In 1926 Nikola Tesla predicted and described the smartphone
If there was ever a fortune teller in the field of technology, it was Nikola Tesla (1856-1943). He had an eerily accurate vision which direction modern technology was headed. Even as far back as in 1926, Tesla knew that people around the world would be communicating wirelessly in the future. And it only took eighty years for humanity to prove him right.
A man of groundbreaking intellect, Tesla is famous worldwide for contributing to the invention of the alternating current or AC electricity supply system. He was a genius at physics and mechanics. This combined with his almost photographic memory made him a fantastic electrical engineer and a prolific inventor. By the time he passed away, Tesla had 300 patents to his name. Besides his scientific skills, he was also a polyglot who could speak eight languages fluently.
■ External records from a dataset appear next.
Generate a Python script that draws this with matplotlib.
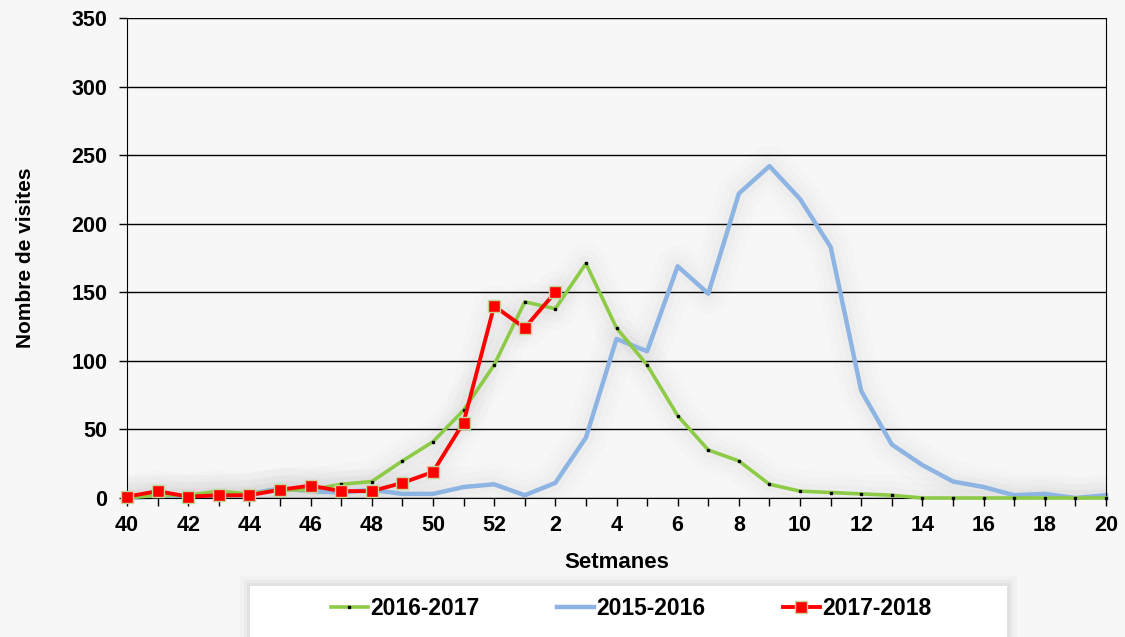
import matplotlib
matplotlib.use("Agg")
import matplotlib.pyplot as plt
from matplotlib.patches import Rectangle

plt.rcParams['font.family'] = ['Liberation Sans', 'DejaVu Sans']
plt.rcParams['font.weight'] = 'bold'

# setmanes 40..52 i 1..20
setmanes = list(range(40, 53)) + list(range(1, 21))

t_2016_2017 = [0, 2, 2, 5, 3, 6, 6, 10, 12, 27, 41, 64, 97, 143, 138, 171, 124, 97, 60, 35, 27,
               10, 5, 4, 3, 2, 0, 0, 0, 0, 0, 0, 0]
t_2015_2016 = [0, 1, 1, 2, 3, 7, 5, 4, 6, 3, 3, 8, 10, 2, 11, 44, 116, 107, 169, 149, 222,
               242, 218, 183, 78, 39, 24, 12, 8, 2, 3, 0, 2]
t_2017_2018 = [1, 5, 1, 2, 2, 6, 9, 5, 5, 11, 19, 55, 140, 124, 150]

x = list(range(len(setmanes)))
x_labels = [str(s) if i % 2 == 0 else '' for i, s in enumerate(setmanes)]

bg = '#f7f7f7'
fig = plt.figure(figsize=(11.25, 6.37), dpi=100, facecolor=bg)
ax = fig.add_axes([127 / 1125, 1 - 498 / 637, 979 / 1125, 480 / 637], facecolor=bg)

# ombra difusa darrere les linies
x_red = x[:len(t_2017_2018)]
for lw, a in ((30, 0.015), (20, 0.02), (11, 0.025)):
    ax.plot(x, t_2016_2017, color='#666666', lw=lw, alpha=a, solid_capstyle='round', zorder=1)
    ax.plot(x, t_2015_2016, color='#666666', lw=lw, alpha=a, solid_capstyle='round', zorder=1)
    ax.plot(x_red, t_2017_2018, color='#666666', lw=lw, alpha=a, solid_capstyle='round', zorder=1)

ax.plot(x, t_2016_2017, color='#8DCB47', lw=2.6, marker='s', ms=2,
        mfc='black', mec='black', label='2016-2017', zorder=3, clip_on=False)
ax.plot(x, t_2015_2016, color='#8DB4E2', lw=3.2, label='2015-2016', zorder=2, clip_on=False)
ax.plot(x_red, t_2017_2018, color='#FF0000', lw=2.8, marker='s', ms=9,
        mfc='#FF0000', mec='#C4D79B', mew=1, label='2017-2018', zorder=4, clip_on=False)

ax.set_xlim(0, 32)
ax.set_ylim(0, 350)
ax.set_yticks(range(0, 351, 50))
ax.set_xticks(x)
ax.set_xticklabels(x_labels)
ax.yaxis.grid(True, color='black', lw=1)
ax.set_axisbelow(True)
ax.tick_params(axis='both', direction='out', length=6, width=1, labelsize=15.5, color='black')
ax.tick_params(axis='y', pad=8)
ax.tick_params(axis='x', pad=6)
for lab in ax.get_xticklabels() + ax.get_yticklabels():
    lab.set_fontweight('bold')
for side in ('left', 'right', 'bottom'):
    ax.spines[side].set_color('black')
ax.spines['top'].set_visible(False)

ax.set_xlabel('Setmanes', fontsize=16, fontweight='bold', labelpad=12)
ax.set_ylabel('Nombre de visites', fontsize=15, fontweight='bold', labelpad=26)

# requadre de la llegenda amb ombra suau
for d, a in ((10, 0.06), (6, 0.08), (3, 0.1)):
    fig.patches.append(Rectangle(((250 - d) / 1125, -0.01), (757 + 2 * d) / 1125,
                                 (637 - 580 + d) / 637, transform=fig.transFigure,
                                 facecolor='#999999', edgecolor='none', alpha=a, zorder=0))
fig.patches.append(Rectangle((250 / 1125, -0.01), 757 / 1125, (637 - 580) / 637,
                             transform=fig.transFigure, facecolor='white',
                             edgecolor='none', zorder=1))
leg = fig.legend(loc='center', bbox_to_anchor=(0.561, 0.044), ncol=3, frameon=False,
                 fontsize=16.5, handlelength=1.6, handletextpad=0.1, columnspacing=3.4,
                 markerscale=0.9)
for t in leg.get_texts():
    t.set_fontweight('bold')

fig.savefig('out.png', dpi=100, facecolor=bg)
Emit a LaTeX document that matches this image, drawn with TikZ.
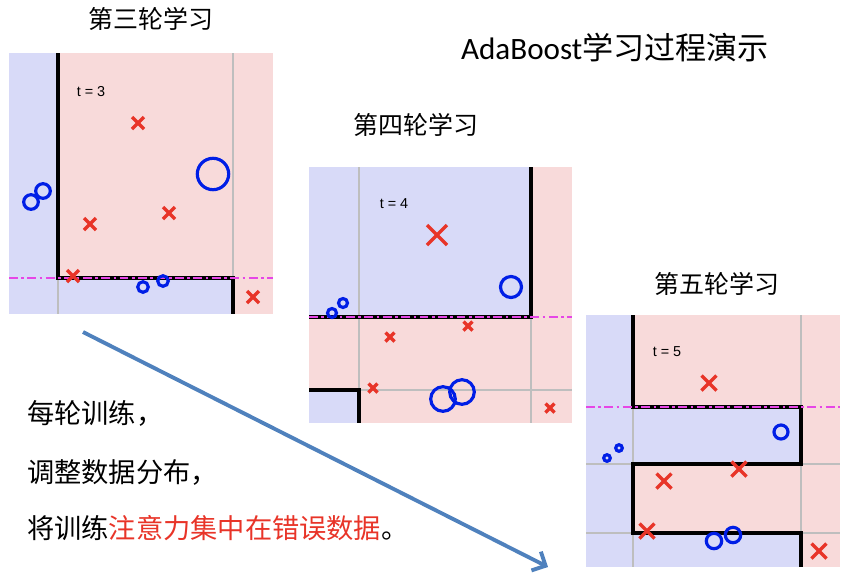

Along with these prominent achievements, Tesla was also a man who held other inventors to high standards. He even turned down the opportunity to share a Nobel Prize with Thomas Edison because he didn’t think he was more than a tinkerer. According to T.A. Behrend, a representative of the American Institute of Electrical Engineers, without Tesla’s inventions, the very wheels of industry would stop turning. He said this way back in 1917 when Tesla was being awarded (albeit reluctantly) the Thomas A. Edison Medal.
Anyone on the internet these days (which is just about everyone) would have heard the name Tesla. His genius and legacy have been revived and his name is very popular right now. There’s no way you couldn’t have come across it. This is also highly apt since most of what he foretold would be invented in terms of electricity and communication has come true.
Below you can read one of Tesla’s prophecies in his own words. He’s talking about the phones we’d have today that would bring the world to our fingertips. And this was more than ninety years ago:
“When wireless is perfectly applied the whole earth will be converted into a huge brain, which in fact it is, all things being particles of a real and rhythmic whole. We shall be able to communicate with one another instantly, irrespective of distance. Not only this, but through television and telephony we shall see and hear one another as perfectly as though we were face to face, despite intervening distances of thousands of miles; and the instruments through which we shall be able to do this will be amazingly simple compared with our present telephone. A man will be able to carry one in his vest pocket.”
Tesla’s fame has spread far and wide across countries and across generations. Possibly the person who carries on his legacy best is none other than Elon Musk, who founded the company named after him.